__WHAT YOU NEED TO DO__. Reproduce all the material exactly, minus any pictures it holds.

::::

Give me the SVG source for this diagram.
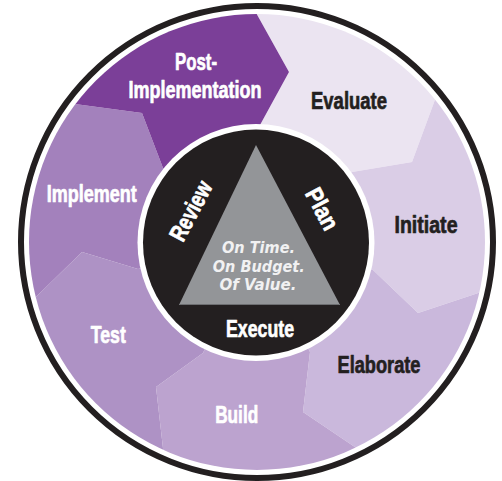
<svg xmlns="http://www.w3.org/2000/svg" width="502" height="481" viewBox="0 0 502 481">
<defs>
<clipPath id="ring"><circle cx="257" cy="242" r="228"/></clipPath>
<style>
.lbl{font-family:"Liberation Sans",Arial,sans-serif;font-weight:bold;font-size:24px;text-anchor:middle;stroke-width:0.7px;stroke-linejoin:round}
.w{fill:#ffffff;stroke:#ffffff}
.d{fill:#231f20;stroke:#231f20}
.tri{font-family:"DejaVu Sans","Liberation Sans",sans-serif;font-weight:bold;font-style:italic;font-size:15px;fill:#f1f1f2;text-anchor:middle}
</style>
</defs>
<rect x="0" y="0" width="502" height="481" fill="#ffffff"/>
<g clip-path="url(#ring)">
<g id="evaluate"><polygon fill="#ebe4f1" points="257,242 260,125 289,72 247.3,-2.8 383.8,-51.8 441.8,81.2 412,162 352,172"/></g>
<g id="initiate"><polygon fill="#dacde6" points="257,242 352,172 412,162 441.8,81.2 565.7,157.6 498,286.4 418,313 373,270"/></g>
<g id="elaborate"><polygon fill="#cab8dc" points="257,242 373,270 418,313 498,286.4 515.2,431 371.9,458.4 303,412 310,352"/></g>
<g id="build"><polygon fill="#bca3cf" points="257,242 310,352 303,412 371.9,458.4 273.7,561.6 165.4,469.2 156,387 203,353"/></g>
<g id="test"><polygon fill="#ae92c5" points="257,242 203,353 156,387 165.4,469.2 19.7,456.8 21.9,310.8 82,252 138,269"/></g>
<g id="implement"><polygon fill="#a381bc" points="257,242 138,269 82,252 21.9,310.8 -58.8,190.3 56.3,101.6 142,113 163,168"/></g>
<g id="post-implementation"><polygon fill="#7b3f98" points="257,242 163,168 142,113 56.3,101.6 103.3,-38.7 247.3,-2.8 289,72 260,125"/></g>
</g>
<circle cx="257" cy="242" r="236" fill="none" stroke="#231f20" stroke-width="6"/>
<g id="center">
<circle cx="256" cy="242.5" r="118.5" fill="#ffffff"/>
<circle cx="256" cy="242.5" r="113" fill="#231f20"/>
<polygon fill="#939598" points="256,145 340,305 179,305"/>
<line x1="180" y1="304.5" x2="339" y2="304.5" stroke="#6d6e71" stroke-width="1"/>
<text class="tri" x="258.5" y="252.7" textLength="73" lengthAdjust="spacingAndGlyphs">On Time.</text>
<text class="tri" x="258.8" y="271.7" textLength="92" lengthAdjust="spacingAndGlyphs">On Budget.</text>
<text class="tri" x="258" y="290" textLength="77" lengthAdjust="spacingAndGlyphs">Of Value.</text>
</g>
<g id="review"><text class="lbl w" transform="translate(191,211) rotate(-62)" x="0" y="8" textLength="64" lengthAdjust="spacingAndGlyphs">Review</text></g>
<g id="plan"><text class="lbl w" transform="translate(322,209) rotate(62)" x="0" y="8" textLength="44" lengthAdjust="spacingAndGlyphs">Plan</text></g>
<g id="execute"><text class="lbl w" x="260" y="336.7" textLength="68" lengthAdjust="spacingAndGlyphs">Execute</text></g>
<g id="labels">
<text class="lbl w" x="196" y="70" textLength="42" lengthAdjust="spacingAndGlyphs">Post-</text>
<text class="lbl w" x="195" y="97.7" textLength="133" lengthAdjust="spacingAndGlyphs">Implementation</text>
<text class="lbl d" x="349" y="109.3" textLength="76" lengthAdjust="spacingAndGlyphs">Evaluate</text>
<text class="lbl d" x="426" y="233.3" textLength="63" lengthAdjust="spacingAndGlyphs">Initiate</text>
<text class="lbl d" x="379" y="372.7" textLength="83" lengthAdjust="spacingAndGlyphs">Elaborate</text>
<text class="lbl w" x="236.7" y="423.3" textLength="43" lengthAdjust="spacingAndGlyphs">Build</text>
<text class="lbl w" x="108.3" y="342.7" textLength="35" lengthAdjust="spacingAndGlyphs">Test</text>
<text class="lbl w" x="91.7" y="201.7" textLength="90" lengthAdjust="spacingAndGlyphs">Implement</text>
</g>
</svg>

::::

__ANSWER TO THIS TASK__.
Give me the SVG source for this diagram.
<svg xmlns="http://www.w3.org/2000/svg" width="502" height="481" viewBox="0 0 502 481">
<defs>
<clipPath id="ring"><circle cx="257" cy="242" r="228"/></clipPath>
<style>
.lbl{font-family:"Liberation Sans",Arial,sans-serif;font-weight:bold;font-size:24px;text-anchor:middle;stroke-width:0.7px;stroke-linejoin:round}
.w{fill:#ffffff;stroke:#ffffff}
.d{fill:#231f20;stroke:#231f20}
.tri{font-family:"DejaVu Sans","Liberation Sans",sans-serif;font-weight:bold;font-style:italic;font-size:15px;fill:#f1f1f2;text-anchor:middle}
</style>
</defs>
<rect x="0" y="0" width="502" height="481" fill="#ffffff"/>
<g clip-path="url(#ring)">
<g id="evaluate"><polygon fill="#ebe4f1" points="257,242 260,125 289,72 247.3,-2.8 383.8,-51.8 441.8,81.2 412,162 352,172"/></g>
<g id="initiate"><polygon fill="#dacde6" points="257,242 352,172 412,162 441.8,81.2 565.7,157.6 498,286.4 418,313 373,270"/></g>
<g id="elaborate"><polygon fill="#cab8dc" points="257,242 373,270 418,313 498,286.4 515.2,431 371.9,458.4 303,412 310,352"/></g>
<g id="build"><polygon fill="#bca3cf" points="257,242 310,352 303,412 371.9,458.4 273.7,561.6 165.4,469.2 156,387 203,353"/></g>
<g id="test"><polygon fill="#ae92c5" points="257,242 203,353 156,387 165.4,469.2 19.7,456.8 21.9,310.8 82,252 138,269"/></g>
<g id="implement"><polygon fill="#a381bc" points="257,242 138,269 82,252 21.9,310.8 -58.8,190.3 56.3,101.6 142,113 163,168"/></g>
<g id="post-implementation"><polygon fill="#7b3f98" points="257,242 163,168 142,113 56.3,101.6 103.3,-38.7 247.3,-2.8 289,72 260,125"/></g>
</g>
<circle cx="257" cy="242" r="236" fill="none" stroke="#231f20" stroke-width="6"/>
<g id="center">
<circle cx="256" cy="242.5" r="118.5" fill="#ffffff"/>
<circle cx="256" cy="242.5" r="113" fill="#231f20"/>
<polygon fill="#939598" points="256,145 340,305 179,305"/>
<line x1="180" y1="304.5" x2="339" y2="304.5" stroke="#6d6e71" stroke-width="1"/>
<text class="tri" x="258.5" y="252.7" textLength="73" lengthAdjust="spacingAndGlyphs">On Time.</text>
<text class="tri" x="258.8" y="271.7" textLength="92" lengthAdjust="spacingAndGlyphs">On Budget.</text>
<text class="tri" x="258" y="290" textLength="77" lengthAdjust="spacingAndGlyphs">Of Value.</text>
</g>
<g id="review"><text class="lbl w" transform="translate(191,211) rotate(-62)" x="0" y="8" textLength="64" lengthAdjust="spacingAndGlyphs">Review</text></g>
<g id="plan"><text class="lbl w" transform="translate(322,209) rotate(62)" x="0" y="8" textLength="44" lengthAdjust="spacingAndGlyphs">Plan</text></g>
<g id="execute"><text class="lbl w" x="260" y="336.7" textLength="68" lengthAdjust="spacingAndGlyphs">Execute</text></g>
<g id="labels">
<text class="lbl w" x="196" y="70" textLength="42" lengthAdjust="spacingAndGlyphs">Post-</text>
<text class="lbl w" x="195" y="97.7" textLength="133" lengthAdjust="spacingAndGlyphs">Implementation</text>
<text class="lbl d" x="349" y="109.3" textLength="76" lengthAdjust="spacingAndGlyphs">Evaluate</text>
<text class="lbl d" x="426" y="233.3" textLength="63" lengthAdjust="spacingAndGlyphs">Initiate</text>
<text class="lbl d" x="379" y="372.7" textLength="83" lengthAdjust="spacingAndGlyphs">Elaborate</text>
<text class="lbl w" x="236.7" y="423.3" textLength="43" lengthAdjust="spacingAndGlyphs">Build</text>
<text class="lbl w" x="108.3" y="342.7" textLength="35" lengthAdjust="spacingAndGlyphs">Test</text>
<text class="lbl w" x="91.7" y="201.7" textLength="90" lengthAdjust="spacingAndGlyphs">Implement</text>
</g>
</svg>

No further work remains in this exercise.